As ponderações do MPF foram divulgadas nesta segunda-feira (23), mesmo dia em que o ministro da Justiça e Segurança Pública Flávio Dino determinou à Polícia Federal que abra uma investigação sobre possíveis crimes de genocídio, omissão de socorro e crime ambiental. Ao fundamentar o pedido de instauração do inquérito, Dino citou “incentivo político a garimpos ilegais em terras indígenas, abandono no que tange ao oferecimento de ações e serviços de saúde, e ausência de estratégias para garantia da segurança alimentar aos Yanomami”.

O ofício à PF fala em “cenário de possível desmonte intencional contra os indígenas Yanomami ou genocídio”. “Os reiterados pedidos de ajuda contra a violência decorrente do garimpo ilegal, bem como a ausência de efetivas ações e serviços de saúde à disposição dos Yanomami frisam possível intenção de causar lesão grave à integridade ou mesmo provocar a extinção do referido grupo originário”, ressaltou Dino ao determinar a abertura das apurações sobre a crise na terra indígena Yanomami.
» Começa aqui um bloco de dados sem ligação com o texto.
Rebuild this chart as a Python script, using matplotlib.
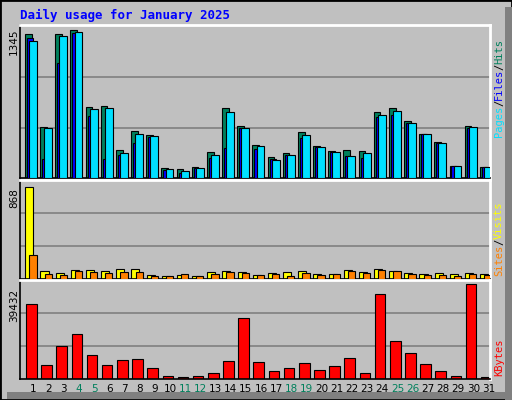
import matplotlib
matplotlib.use("Agg")
import matplotlib.pyplot as plt
from matplotlib.patches import Rectangle
import numpy as np

days = list(range(1, 32))
hits  = [1280,455,1280,1315,634,643,248,419,383,87,78,99,230,625,463,293,189,224,404,287,242,251,242,583,619,502,395,323,108,466,99]
files = [1240,173,1025,1290,553,173,206,314,368,75,42,90,177,269,440,257,168,204,359,272,227,197,177,538,562,484,392,311,105,448,96]
pages = [1220,440,1264,1300,610,625,224,395,374,78,60,87,204,589,445,284,159,204,383,275,230,194,221,562,598,490,392,311,105,457,96]
visits = [868,72,53,88,88,72,97,97,34,31,34,31,63,72,63,41,53,63,78,44,44,81,63,97,78,53,44,53,44,53,44]
sites  = [222,50,41,72,63,53,63,63,31,31,44,31,44,69,56,41,44,31,53,34,44,75,53,81,72,44,34,34,25,44,34]
kbytes = [31230,5760,13530,18710,10070,5760,7910,8350,4460,1440,720,1440,2300,7480,25180,7050,3170,4460,6620,3600,5320,8780,2300,35110,15690,10940,6190,3170,1440,39432,1010]
weekend = [4,5,11,12,18,19,25,26]
title = "Daily usage for January 2025"
max_hits, max_visits, max_kb = 1345, 868, 39432

BG = "#C0C0C0"
fig = plt.figure(figsize=(5.12, 4.0), dpi=100, facecolor=BG)
# frame & shadow
fig.patches.append(Rectangle((0, 0), 1, 1, transform=fig.transFigure, fill=False, ec="black", lw=2))
fig.patches.append(Rectangle((1-7/512, 0), 7/512, 1-7/400, transform=fig.transFigure, fc="#808080", ec="none"))
fig.patches.append(Rectangle((7/512, 0.003), 1-7/512, 7/400, transform=fig.transFigure, fc="#808080", ec="none"))
fig.text(20/512, 1-15/400, title, color="#0000FF", fontsize=9, fontweight="bold",
         family="DejaVu Sans Mono", va="center", ha="left")

L, W = 20/512, 470/512
def mkax(top, bot):
    ax = fig.add_axes([L, 1-bot/400, W, (bot-top)/400])
    ax.set_facecolor(BG)
    ax.set_xlim(0.3, 31.3)
    ax.set_xticks([]); ax.set_yticks([])
    for s in ax.spines.values():
        s.set_color("black"); s.set_linewidth(1.2)
    ax.spines["top"].set_color("white"); ax.spines["right"].set_color("white")
    ax.spines["top"].set_linewidth(2); ax.spines["right"].set_linewidth(2)
    return ax

d = np.array(days)
ax1 = mkax(25, 178)
ax1.set_ylim(0, max_hits * 1.01)
for g in (max_hits/3, 2*max_hits/3):
    ax1.axhline(g, color="#808080", lw=1.2, zorder=0)
ax1.bar(d-0.37, hits, width=0.44, align="edge", color="#00805C", ec="black", lw=0.8, zorder=2)
ax1.bar(d-0.24, files, width=0.40, align="edge", color="#0000FF", ec="black", lw=0.8, zorder=3)
ax1.bar(d-0.10, pages, width=0.52, align="edge", color="#00E0FF", ec="black", lw=0.8, zorder=4)

ax2 = mkax(180, 279)
ax2.set_ylim(0, max_visits/0.93)
for g in (max_visits/0.93/3, 2*max_visits/0.93/3):
    ax2.axhline(g, color="#808080", lw=1.2, zorder=0)
ax2.bar(d-0.35, visits, width=0.53, align="edge", color="#FFFF00", ec="black", lw=0.8, zorder=2)
ax2.bar(d-0.08, sites, width=0.48, align="edge", color="#FF8000", ec="black", lw=0.8, zorder=3)

ax3 = mkax(280, 379)
ax3.set_ylim(0, max_kb*1.04)
for g in (max_kb*1.04/3, 2*max_kb*1.04/3):
    ax3.axhline(g, color="#808080", lw=1.2, zorder=0)
ax3.bar(d-0.30, kbytes, width=0.70, align="edge", color="#FF0000", ec="black", lw=0.8, zorder=2)

for i in days:
    x = (20 + (i-0.3)*470/31 + 3) / 512
    fig.text(x, 1-389/400, str(i), ha="center", va="center", fontsize=7.5,
             color="#00805C" if i in weekend else "black", family="DejaVu Sans")

fig.text(14/512, 1-42/400, str(max_hits), rotation=90, ha="center", va="center", fontsize=7.5)
fig.text(14/512, 1-198/400, str(max_visits), rotation=90, ha="center", va="center", fontsize=7.5)
fig.text(14/512, 1-305/400, str(max_kb), rotation=90, ha="center", va="center", fontsize=7.5)

def vlabel(parts, ybot):
    y = ybot
    for txt, col in parts:
        t = fig.text(499/512, y, txt, rotation=90, ha="center", va="bottom", color=col,
                     fontsize=7.5, family="DejaVu Sans Mono")
        y += len(txt) * 0.0153
vlabel([("Pages", "#00E0FF"), ("/", "black"), ("Files", "#0000FF"), ("/", "black"), ("Hits", "#00805C")], 1-137/400)
vlabel([("Sites", "#FF8000"), ("/", "black"), ("Visits", "#FFFF00")], 1-276/400)
vlabel([("KBytes", "#FF0000")], 1-376/400)

fig.savefig("out.png", dpi=100, facecolor=BG)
A Procuradoria destacou ações adotadas em meio ao governo Jair Bolsonaro para cobrar providências do Estado ante a expansão do garimpo ilegal e a precariedade dos serviços de saúde prestados ao povo Yanomami. O órgão citou processos movidos, em primeiro grau e na esfera cível, para garantir a instalação de Bases de Proteção Etnoambiental em pontos estratégicos da terra indígena e para elaboração de um plano emergencial de combate a crimes ambientais e retirada de invasores em meio à pandemia da covid-19.

Em novembro, o MPF oficiou o governo de transição informando sobre o “cenário calamitoso” na terra indígena Yanomami, que “configuraria verdadeira tragédia humanitária e indicaria um processo em curso que, caso não imediatamente freado, poderá caracterizar hipótese de genocídio, inclusive passível, em tese, de responsabilização internacional do Estado”.

No mesmo mês, a Polícia Federal e a Procuradoria da República em Roraima chegaram a deflagrar uma operação contra esquema de desvio de medicamentos do Distrito Sanitário Especial Indígena Yanomami. Os investigadores suspeitavam que apenas 30% dos mais de 90 tipos de remédios contratados pelos indígenas teriam sido devidamente entregues, deixando crianças desassistidas – somente com relação ao tratamento de verminoses, o desvio teria impactado o tratamento de 10 mil crianças.

Considerando os danos causados pelo garimpo à terra indígena Yanomami, a Procuradoria ainda chamou atenção para a tramitação do projeto de lei que objetiva legalizar a exploração mineral e de recursos hídricos nas terras indígenas. O Ministério Público Federal já apontou a inconstitucionalidade do texto. Segundo a Hutukara Associação Yanomami, houve um crescimento “alarmante” do número de garimpeiros na terra indígena, estimado em mais de 20 mil.